Ces renseignemens sur les dispositions de Pie VII, quoiqu’ils ne fussent pas encore tout ce qu’il pouvait souhaiter, ouvraient une nouvelle perspective à l’empereur. Loin de désavouer hautement les concessions faites naguère aux évêques envoyés à Savone, le pape se montrait porté à y revenir moyennant de légères modifications. Sur ces données nouvelles, Napoléon résolut de ne pas lâcher absolument la partie. Quelques-uns des évêques étaient partis aussitôt après l’arrestation de MM. Hirn, de Broglie et de Boulogne ; mais c’étaient les prélats les plus opposés à ses desseins, et l’empereur vit leur absence sans déplaisir. Il donna ordre au ministre des cultes de retenir au contraire tous les autres à Paris. Bientôt M. Bigot, confidentiellement instruit des desseins de son maître, reçut la mission de les faire venir chez lui les uns après les autres ; il devait, dans ces tête-à-tête successifs, user de sa plus persuasive éloquence et de tous les moyens qui dépendraient de lui pour les ramener peu à peu à la cause impériale. S’il réussissait à gagner le plus grand nombre, on réunirait derechef le concile, et les difficultés qui avaient tout arrêté seraient aisément tournées.
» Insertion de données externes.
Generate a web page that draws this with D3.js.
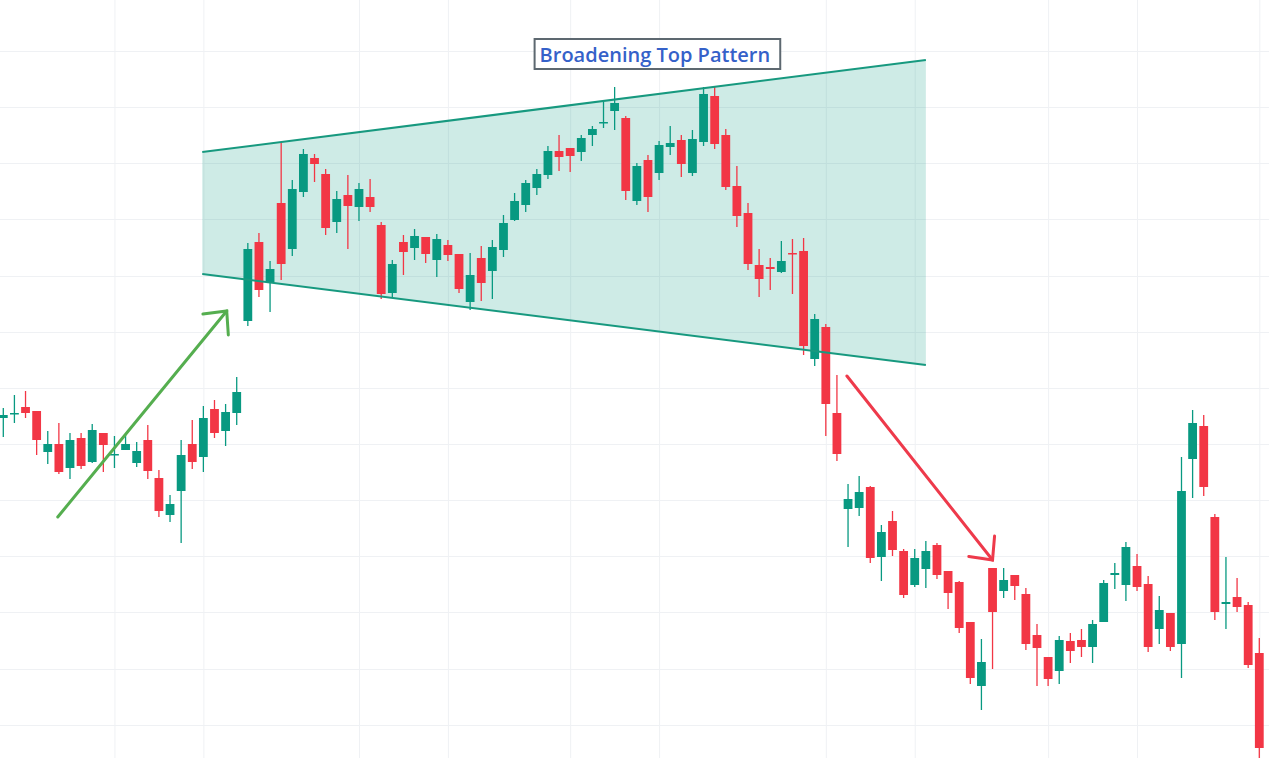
<!DOCTYPE html>
<html>
<head>
<meta charset="utf-8">
<script src="https://cdn.jsdelivr.net/npm/d3@7"></script>
<style>
  html, body { margin: 0; padding: 0; background: #ffffff; }
  svg { display: block; }
  .grid line { stroke: #eff1f4; stroke-width: 1; }
  .grid path { display: none; }
  .grid text { display: none; }
</style>
</head>
<body>
<svg id="chart" width="1269" height="758"></svg>
<script>
// ---- data ----
const openP = [58.2,58.6,59.3,58.9,54.8,55.6,53.2,56.2,53.8,56.7,54.5,55.0,53.7,56.0,52.2,48.5,50.9,55.6,54.3,59.1,
  56.9,58.7,67.9,75.8,71.8,79.7,75.1,80.8,84.2,82.6,77.8,80.5,79.3,80.3,77.5,70.7,75.8,75.2,76.3,74.0,
  75.5,74.6,69.8,74.2,72.9,75.0,78.0,79.5,81.2,82.5,84.9,85.2,84.8,86.5,87.7,88.9,88.2,79.9,84.0,82.7,
  85.3,86.0,82.7,85.8,90.4,86.5,81.4,78.7,73.5,73.3,72.8,74.7,74.9,64.1,67.3,58.7,49.1,49.2,51.3,44.3,
  47.9,44.9,41.5,43.1,45.5,42.9,41.8,37.8,31.4,43.2,40.9,42.5,40.6,36.5,34.3,32.9,35.9,36.0,35.3,37.8,
  42.5,41.5,43.4,41.6,37.1,38.7,35.6,54.1,57.4,48.3,39.6,40.3,39.5,34.7];
const highP = [59.2,60.5,60.9,58.9,56.9,57.7,56.7,56.7,57.6,56.7,56.4,56.5,55.8,57.5,53.0,50.5,56.0,58.0,59.4,60.0,
  59.6,62.3,75.7,76.7,73.9,85.8,82.0,85.1,84.6,83.1,80.9,82.5,81.7,82.1,77.8,74.0,76.5,77.1,76.3,76.6,
  76.0,74.6,74.7,75.4,76.0,78.5,80.7,82.0,83.1,85.4,86.5,85.2,86.5,87.4,89.8,91.3,88.4,83.7,84.5,85.9,
  87.4,86.5,87.0,91.3,91.4,87.1,83.4,79.7,75.1,74.2,75.9,76.1,76.2,68.6,67.6,62.5,51.6,52.4,51.4,47.5,
  48.9,45.1,45.1,45.9,45.7,42.9,41.9,37.8,36.1,43.2,43.2,42.5,41.2,37.6,34.3,36.4,36.7,37.1,38.0,42.0,
  43.7,45.8,44.6,42.4,40.4,38.7,54.3,59.0,58.5,48.6,44.3,42.2,39.8,36.2];
const lowP = [56.3,57.7,58.2,54.5,53.6,52.6,52.1,53.1,53.7,52.8,53.2,55.0,53.3,52.1,48.3,47.8,45.7,53.1,52.8,56.2,
  55.4,57.5,67.4,70.3,68.8,72.0,74.4,80.3,81.8,76.5,76.7,75.1,77.9,78.8,70.1,70.3,72.5,74.0,73.7,72.3,
  73.9,70.7,69.0,69.9,70.1,74.3,77.9,78.8,80.5,82.1,82.9,82.8,83.9,85.4,87.2,87.0,80.0,79.5,78.8,82.0,
  84.5,82.3,82.4,85.4,85.1,81.0,77.3,73.0,70.3,71.0,72.7,70.6,64.5,63.4,56.4,53.9,45.3,48.4,43.7,41.9,
  44.4,40.2,41.3,41.2,42.1,39.1,36.7,31.6,29.0,33.1,40.2,40.0,35.0,31.4,31.4,31.6,33.7,34.3,33.7,37.8,
  41.1,39.9,40.9,34.8,35.6,34.9,32.2,50.2,50.4,38.0,37.1,38.8,33.2,24.2];
const closeP = [58.5,58.7,58.7,56.0,55.6,52.8,56.0,53.4,57.0,55.5,54.6,55.6,54.9,52.9,48.9,49.6,54.5,53.8,58.2,56.7,
  58.8,60.8,75.1,71.0,73.1,73.6,81.1,84.6,83.6,77.2,80.1,79.4,81.1,79.3,70.6,73.6,74.8,76.4,74.6,76.1,
  74.5,71.1,72.5,71.7,75.3,77.7,79.9,81.7,82.6,84.9,84.3,84.4,86.2,87.1,87.8,89.7,80.9,83.4,80.3,85.5,
  85.7,83.6,86.1,90.6,85.6,81.3,78.4,73.6,72.1,73.1,73.9,74.6,65.4,68.1,59.6,54.6,50.1,50.8,44.2,46.8,
  45.0,40.5,44.2,44.9,42.5,40.7,37.2,32.2,33.8,38.8,42.0,41.4,35.6,35.2,32.1,36.0,34.9,35.3,37.6,41.7,
  42.7,45.3,41.3,35.3,39.0,35.3,50.9,57.7,51.3,38.8,39.8,39.3,33.5,25.2];

// time grid (candle indices where the vertical grid lines fall) and price grid levels
const timeGridIdx = [10, 18, 32, 40, 51, 59, 74, 82, 94, 102, 113];
const priceGrid = [94.9, 89.3, 83.7, 78.1, 72.4, 66.8, 61.2, 55.6, 50.0, 44.4, 38.8, 33.1, 27.5];

// drawings: [index, price] anchor points
const channelUpper = [[17.9, 84.8], [83.0, 94.0]];
const channelLower = [[17.9, 72.6], [83.0, 63.5]];
const upArrow = [[4.9, 48.3], [20.1, 68.9]];
const downArrow = [[75.9, 62.4], [89.0, 44.0]];
const titleText = "Broadening Top Pattern";
const titleBox = [[47.8, 96.1], [69.9, 93.1]]; // top-left and bottom-right anchors

// ---- drawing ----
const W = 1269, H = 758;
const svg = d3.select("#chart");
const x = d3.scaleLinear().domain([0, 113]).range([3.3, 1259.3]);
const y = d3.scaleLinear().domain([24.2, 100]).range([758, 0]);

// grid via axes
svg.append("g").attr("class", "grid")
  .call(d3.axisLeft(y).tickValues(priceGrid).tickSize(-W).tickFormat(""));
svg.append("g").attr("class", "grid")
  .call(d3.axisBottom(x).tickValues(timeGridIdx).tickSize(-H).tickFormat(""))
  .attr("transform", `translate(0,${H})`);

// channel fill
const poly = [channelUpper[0], channelUpper[1], channelLower[1], channelLower[0]];
svg.append("path")
  .attr("d", d3.line().x(d => x(d[0])).y(d => y(d[1]))(poly) + "Z")
  .attr("fill", "#089981").attr("fill-opacity", 0.2);

// candles
const idx = d3.range(openP.length);
const up = "#089981", down = "#f23645";
const bw = 8.8;
const cg = svg.append("g");
cg.selectAll("line.wick").data(idx).join("line")
  .attr("class", "wick")
  .attr("x1", i => x(i)).attr("x2", i => x(i))
  .attr("y1", i => y(highP[i])).attr("y2", i => y(lowP[i]))
  .attr("stroke", i => closeP[i] >= openP[i] ? up : down)
  .attr("stroke-width", 1.3);
cg.selectAll("rect.body").data(idx).join("rect")
  .attr("class", "body")
  .attr("x", i => x(i) - bw / 2)
  .attr("width", bw)
  .attr("y", i => y(Math.max(openP[i], closeP[i])))
  .attr("height", i => Math.max(1.5, Math.abs(y(openP[i]) - y(closeP[i]))))
  .attr("fill", i => closeP[i] >= openP[i] ? up : down);

// channel border lines
const lineGen = d3.line().x(d => x(d[0])).y(d => y(d[1]));
[channelUpper, channelLower].forEach(l => {
  svg.append("path").attr("d", lineGen(l))
    .attr("fill", "none").attr("stroke", "#17997f").attr("stroke-width", 2);
});

// arrows
function arrow(pts, color) {
  const [p0, p1] = pts;
  const x0 = x(p0[0]), y0 = y(p0[1]), x1 = x(p1[0]), y1 = y(p1[1]);
  const ang = Math.atan2(y1 - y0, x1 - x0);
  const L = 24, a = Math.PI * 0.24;
  const g = svg.append("g").attr("stroke", color).attr("stroke-width", 3)
    .attr("stroke-linecap", "round").attr("fill", "none");
  g.append("line").attr("x1", x0).attr("y1", y0).attr("x2", x1).attr("y2", y1);
  g.append("path").attr("stroke-linejoin", "miter").attr("d",
    `M${x1 - L * Math.cos(ang - a)},${y1 - L * Math.sin(ang - a)}L${x1},${y1}L${x1 - L * Math.cos(ang + a)},${y1 - L * Math.sin(ang + a)}`);
}
arrow(upArrow, "#55ae4f");
arrow(downArrow, "#ee3a4b");

// title box
const bx0 = x(titleBox[0][0]), by0 = y(titleBox[0][1]);
const bx1 = x(titleBox[1][0]), by1 = y(titleBox[1][1]);
svg.append("rect")
  .attr("x", bx0).attr("y", by0).attr("width", bx1 - bx0).attr("height", by1 - by0)
  .attr("fill", "#ffffff").attr("stroke", "#5d6870").attr("stroke-width", 2);
svg.append("text")
  .attr("x", bx0 + 5).attr("y", (by0 + by1) / 2)
  .attr("dominant-baseline", "central")
  .attr("font-family", "'Open Sans', sans-serif").attr("font-weight", 600)
  .attr("font-size", 20).attr("fill", "#3561c9")
  .text(titleText);
</script>
</body>
</html>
Ainsi qu’il était naturel, M. Bigot de Préameneu, qui avait assisté aux congrégations générales, commença par s’attaquer aux prélats chez lesquels il avait remarqué le plus de condescendance pour les propositions de l’empereur : c’étaient ceux-là mêmes qui témoignaient en ce moment le plus d’effroi au sujet de l’arrestation de leurs collègues. Son succès auprès d’eux fut assez facile. De proche en proche, presque tous les pères du concile s’étaient laissé persuader au bout de quinze jours. Il est vrai que Napoléon, ses plus habiles conseillers, et à leur tête son redoutable ministre de la police, qui se figurait avoir charge d’âmes dans l’église depuis qu’il avait arrêté trois évêques, s’étaient tous employés de leur mieux pour venir en aide à M. Bigot de Préameneu. Les insinuations, les menaces, les menaces surtout, ne furent point épargnées. Napoléon s’était particulièrement réservé le soin d’intimider les membres du sacré-collège. Il fit en pleine cour aux cardinaux Spina et Caselli des scènes qui les remplirent tous deux d’épouvante. Cependant il lui arriva de ne pas toujours

  1. Lettre de M. de Chabrol au ministre des cultes, 9 juillet 1811.